À propos de Casablanca ou de La Passion de Jeanne d’Arc, il est dit que ces films ont d’abord pris le temps de vivre, sous-entendant que le geste de l’artiste ne consiste qu’à capter et capturer des instants et des mouvements qu’il a certes engendrés, mais dont il n’est pas le détenteur ; la caméra serait alors l’instrument d’un sauvetage et d’une immortalisation. Et si ce fantasme, en partie faux compte tenu des œuvres investies, atteste l’aveuglement de James Franco devant un panthéon cinématographique qu’il aime de tout son cœur mais auquel il peine à comprendre grand-chose, il révèle également son incapacité à produire ce qu’il vénère, soit du vécu, du véritable, du sincère à partir d’artifices pourtant minutieusement analysés.

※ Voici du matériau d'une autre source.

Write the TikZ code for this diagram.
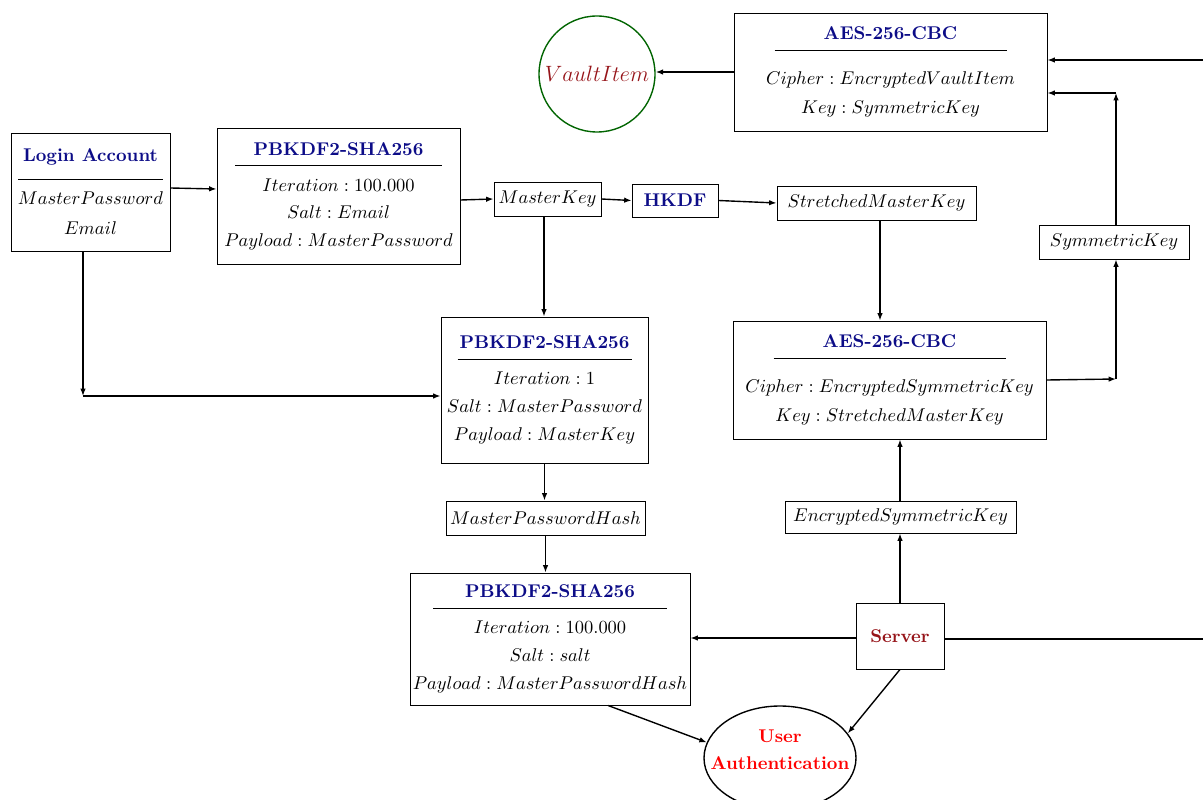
\documentclass[tikz,border=0pt]{standalone}
\usetikzlibrary{arrows.meta,shapes.geometric,calc}

\definecolor{navy}{RGB}{12,12,135}
\definecolor{darkred}{RGB}{150,20,25}
\definecolor{vaultgreen}{RGB}{0,100,0}

% one drawing unit of the chart
\newdimen\px \px=0.5417pt
% heading of a record box: bold title, a rule, then the fields
\newcommand\hdr[4]{\textcolor{navy}{\bfseries #1}\\[#3]\rule{#2}{0.5pt}\\[#4]}
\newcommand\lines[1]{\fontsize{10}{#1}\selectfont}

\tikzset{
  recbox/.style={draw, line width=0.5pt, inner sep=0pt, align=center},
  keybox/.style={draw, line width=0.5pt, inner sep=0pt},
  link/.style={line width=0.75pt, -{Latex[length=4pt,width=3pt]}},
  wire/.style={line width=0.75pt},
}

\begin{document}
\begin{tikzpicture}[x=\px, y=-\px]
\useasboundingbox (0,0) rectangle (1203,800);

% ---- record boxes
\node[recbox, minimum width=159*\px, minimum height=118*\px,
      font=\lines{30\px}] (login) at (90.5,192)
  {\hdr{Login Account}{144\px}{-12\px}{-5\px}$MasterPassword$\\$Email$};

\node[recbox, minimum width=243*\px, minimum height=136*\px,
      font=\lines{27.5\px}] (pb1) at (338.5,196)
  {\hdr{PBKDF2-SHA256}{207\px}{-16.5\px}{-2.5\px}$Iteration : 100.000$\\$Salt : Email$\\$Payload : MasterPassword$};

\node[recbox, minimum width=313*\px, minimum height=118*\px,
      font=\lines{29.5\px}] (aes1) at (890.5,72)
  {\hdr{AES-256-CBC}{232\px}{-17.5\px}{3.5\px}$Cipher : EncryptedVaultItem$\\$Key : SymmetricKey$};

\node[recbox, minimum width=313*\px, minimum height=118*\px,
      font=\lines{29.5\px}] (aes2) at (889.5,380)
  {\hdr{AES-256-CBC}{232\px}{-17.5\px}{3.5\px}$Cipher : EncryptedSymmetricKey$\\$Key : StretchedMasterKey$};

\node[recbox, minimum width=207*\px, minimum height=146*\px,
      font=\lines{28\px}] (pb2) at (544.5,390)
  {\hdr{PBKDF2-SHA256}{174\px}{-17\px}{-3\px}$Iteration : 1$\\$Salt : MasterPassword$\\$Payload : MasterKey$};

\node[recbox, minimum width=280*\px, minimum height=132*\px,
      font=\lines{28\px}] (pb3) at (550,639)
  {\hdr{PBKDF2-SHA256}{234\px}{-17\px}{-3\px}$Iteration : 100.000$\\$Salt : salt$\\$Payload : MasterPasswordHash$};

% ---- key boxes
\node[keybox, minimum width=107*\px, minimum height=34*\px] (mk) at (547.5,199) {$MasterKey$};
\node[keybox, minimum width=86*\px, minimum height=33*\px, text=navy, font=\bfseries] (hkdf) at (675,200.5) {HKDF};
\node[keybox, minimum width=199*\px, minimum height=34*\px] (smk) at (876.5,203) {$StretchedMasterKey$};
\node[keybox, minimum width=150*\px, minimum height=34*\px] (sk) at (1114,242) {$SymmetricKey$};
\node[keybox, minimum width=199*\px, minimum height=34*\px] (mph) at (545.5,518) {$MasterPasswordHash$};
\node[keybox, minimum width=231*\px, minimum height=32*\px] (esk) at (900.5,517) {$EncryptedSymmetricKey$};
\node[keybox, minimum width=88*\px, minimum height=66*\px, text=darkred, font=\bfseries] (server) at (900,636) {Server};

% ---- end points
\node[circle, draw=vaultgreen, line width=0.75pt, inner sep=0pt, minimum size=116*\px,
      text=darkred, font=\large] (vault) at (597,74) {$VaultItem$};
\node[ellipse, draw, line width=0.75pt, minimum width=152*\px, minimum height=104*\px] (ua) at (780,758) {};
\node[text=red, font=\lines{27\px}\bfseries, align=center] (uatext) at (780,750) {User\\Authentication};

% ---- corner and edge points
\coordinate (c1) at (83,396);
\coordinate (c2) at (1116,379);
\coordinate (c3) at (1116,93);
\coordinate (e1) at (1203,60);
\coordinate (e2) at (1203,639);

% ---- connectors
\draw[link] ([yshift=4*\px]login.east) -- ([yshift=7*\px]pb1.west);
\draw[link] ([yshift=-4*\px]pb1.east) -- (mk.west);
\draw[link] (mk.east) -- (hkdf.west);
\draw[link] (hkdf.east) -- (smk.west);
\draw[link] (pb2.north -| mk.south) ++(-3.5,0) coordinate (mkd) (mk.south -| mkd) -- (mkd);
\draw[link] (login.south -| c1) -- (c1);
\draw[link] (c1) -- (c1 -| pb2.west);
\draw[link] ([xshift=3.5*\px]smk.south) -- ([xshift=3.5*\px]smk.south |- aes2.north);
\draw[link] (pb2.south) -- (pb2.south |- mph.north);
\draw[link] (mph.south) -- (mph.south |- pb3.north);
\draw[link] ([yshift=-2*\px]server.west) -- ([yshift=-2*\px]server.west -| pb3.east);
\draw[link] (server.north) -- (server.north |- esk.south);
\draw[link] (esk.north -| server.north) -- (server.north |- aes2.south);
\draw[wire] ([yshift=-3*\px]server.east) -- (e2);
\draw[link] (server.south) -- (ua.20);
\draw[link] ([xshift=58*\px]pb3.south) -- (ua.168);
\draw[link] (aes2.east) -- (c2);
\draw[link] (c2) -- (c2 |- sk.south);
\draw[link] (c2 |- sk.north) -- (c3);
\draw[link] (c3) -- (c3 -| aes1.east);
\draw[link] (e1) -- (e1 -| aes1.east);
\draw[link] (aes1.west) -- (aes1.west -| vault.east);
\end{tikzpicture}
\end{document}
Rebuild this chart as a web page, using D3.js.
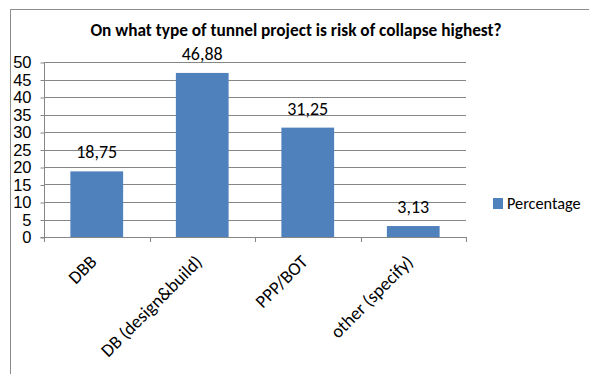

C’est dire que Zeroville se pense comme la scène et les coulisses, rappelant en moins bien encore The Disaster Artist : comme si la technicité constituait un garde-fou le protégeant de l’échec et un tremplin grâce auquel il accéderait au septième art. Or, rien de tel, sinon une tentative ratée de rendre hommage à l’âge d’or d’un Hollywood rêvé et remis à la sauce vulgaire qui caractérise si bien le style Franco ; tentative doublée d’un narcissisme qui commence franchement à agacer. Franco, comme son personnage, adopte des poses et des postures glanées à droite à gauche, comme si le talent, voire le génie, pouvaient se décalquer, se transférer par du physique, du matériel. Tout n’est que surface et apparence, sans jamais porter un regard critique ou réflexif sur cette industrie du faux à créer du vrai, sur la propension de l’artiste à injecter dans une technique ou un ensemble de techniques son âme, sa passion, son être tout entier.
Zeroville est nul, dépourvu de cette vie qu’il tente de compenser en compilant des extraits de films agglutinés les uns aux autres, pour « faire cinéphile ».